Me explicó que el bebé tenía una irritación severa en la piel, provocada por un pañal mal ajustado sumado a una reacción alérgica al jabón que probablemente sus padres habían empezado a usar recientemente. Lo que yo había visto, que me había parecido tan alarmante, era la inflamación de la piel mezclada con un leve sangrado superficial debido al roce.
—No es grave, pero sí muy molesto para un bebé tan pequeño —añadió el médico—. Estaba sufriendo mucho.
Un enorme alivio me recorrió el cuerpo, pero al mismo tiempo, una punzada de preocupación: ¿lo sabrían los padres? ¿Habían notado algo antes?
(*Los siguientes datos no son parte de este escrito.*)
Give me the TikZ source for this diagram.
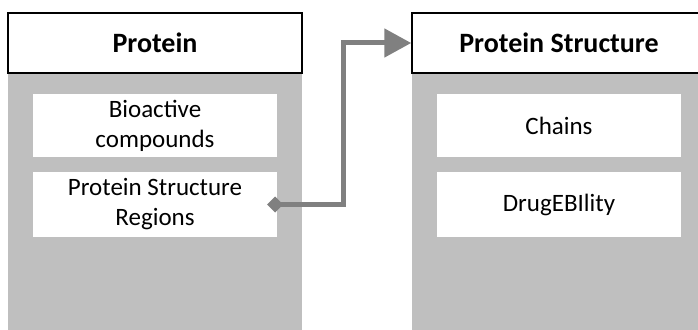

Minutos después me permitieron entrar en la sala. El bebé estaba más tranquilo, con una crema especial aplicada y un vendaje suave. Lo tomé en brazos con una mezcla de ternura y culpa. Le acaricié la cabeza mientras dormía por fin.
Poco después, mis hijos llegaron corriendo, pálidos y asustados. Les conté lo ocurrido con calma, y aunque se sintieron culpables, los médicos les explicaron que era una reacción difícil de prever. Pasamos un buen rato juntos, aliviados de que todo quedara en un susto.
Pero justo cuando creíamos que la noche terminaría ahí… el médico regresó con un gesto que volvió a tensar el ambiente.
—Hay algo más que debemos hablar —dijo.
Y entonces supe que lo peor aún no había terminado.
El médico nos pidió que lo acompañáramos a una pequeña sala destinada a las consultas más complejas. Mis hijos y yo obedecimos en silencio, con la inquietud clavada en el pecho. El bebé estaba estable y atendido, así que al menos no teníamos que preocuparnos por él en ese momento. Pero la mirada del doctor era demasiado seria como para ignorarla.